I get so angry with myself at times for letting things that have happened in the past directly affect the now. My very first boyfriend (ever), when I was about 17, cheated on me (and a few others after him). He went away once and I know what happened. He shortly ended things, by which time I was about 18-19, and a couple of days later paraded his gorgeous new girlfriend in front of my work. I was devastated. Utterly heartbroken. My first love had ripped my heart apart and it took a long time to get over.
Another boyfriend, when I was in my early 20's, started his own business and used to be constantly calling this girl, called Gemma, chatting to her in some central office that used him as a freelancer. He was a cretin. He treated me so badly, mentally screwing me over.

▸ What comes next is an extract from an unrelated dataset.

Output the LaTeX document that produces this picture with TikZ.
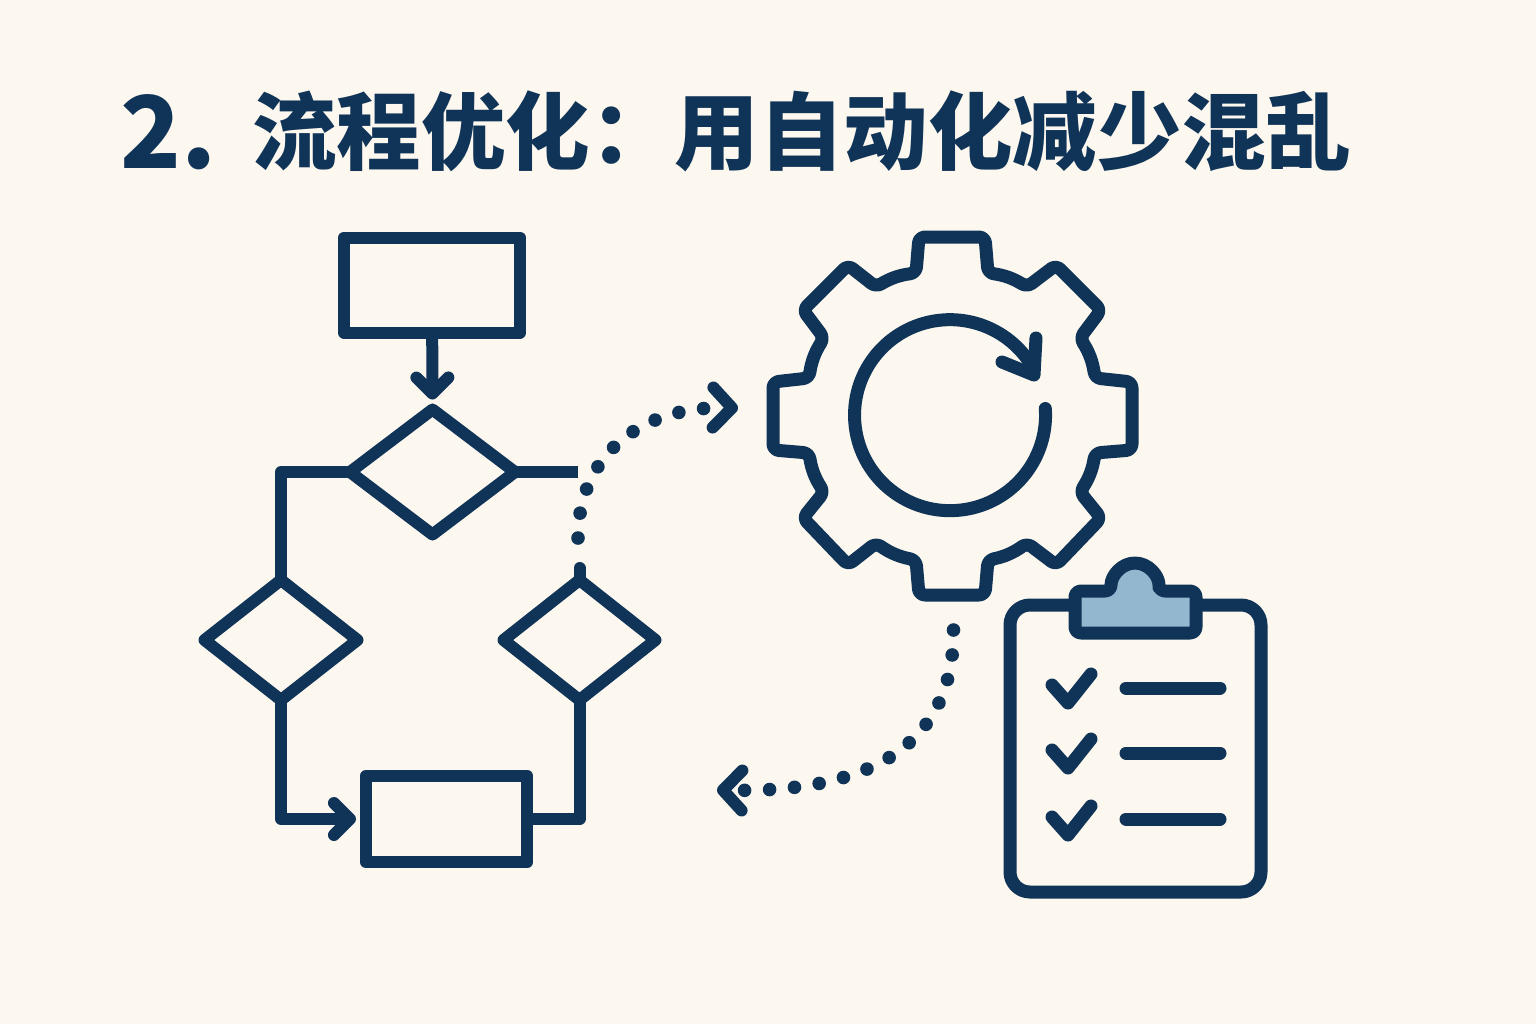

To sum up (!) - years of torment have led to my current insecurities, even though I am with an absolute angel of a man. I know he won't cheat. I know it deep inside me, but from previous experiences I get worried and stupidly insecure. I don't want to be one of those girls. I really don't. In seconds I can go from uber secure and confident to an utter mess, hating myself, feeling like the ugliest individual around. I have read enough psychoanalysis in my time to know it stems from the past and, quite frankly, I don't need Freud to offer advice, because I am pretty sure he would say 'effing well sort it out'.
Sometimes I am truly ridiculous.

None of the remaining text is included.